I have searched to see if there are any documented limits to the number of blobs a storage account can have.
We are investigating the possibility of using an Azure storage account to store a large quantity (and volume) of documents. These documents are a mix of things like PDF documents, photographs, video clips and audio clips.
Our application (on mobile devices) can use a local database which the user can use to search and identify which document(s) they need to view. This can then be downloaded to the device and viewed/played.
We have tested this on a small scale (using only a few dozen documents), and it all works well. However, we now want to scale up the data storage side. We have approximately 130GB of documents, split over around 25000 separate documents.

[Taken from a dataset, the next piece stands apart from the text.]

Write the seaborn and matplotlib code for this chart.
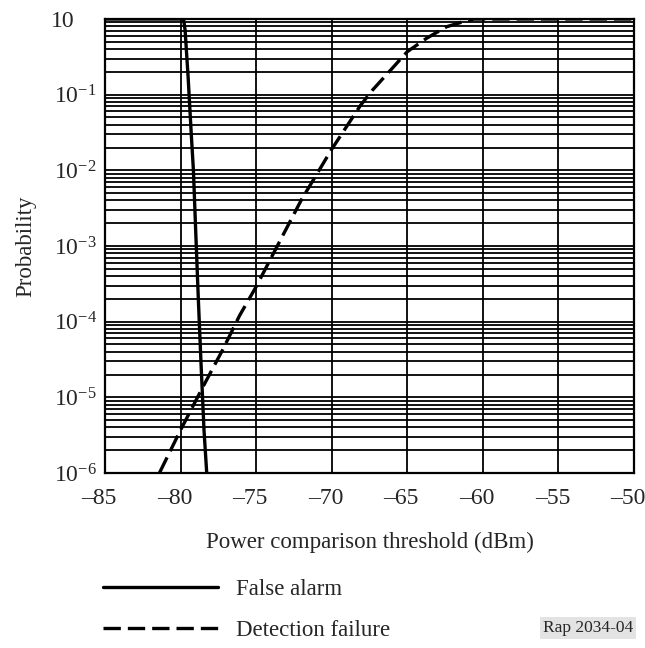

Some documents are related (for example, part specification data, images, and installation/removal guides), so we have something like part code (six digits) and a document number (two digits). On our original system, we store these in a hierarchy using 10
top level folders 0...9 using the last digit of the part code, with each part code having it's own folder, containing all the documents. Thus, if we know a part code we can map to a document, like
Part code 001759, document 02 (How to adjust the one-shot PIT interval)
root/9/001759/00175911.itm
-- a generic extension is used, the database has metadata explaining how to interpret the data, in this case, as a PDF.
Obviously, we could simply upload the files "as is" to a single container, since none of the names clash.
However, are there limits and/or performance implications on doing this, should we implement our existing scheme, or is there a better mechanism for organising the files?
Of course, we don't know whether this would even work, or whether we are exceeding any storage limits.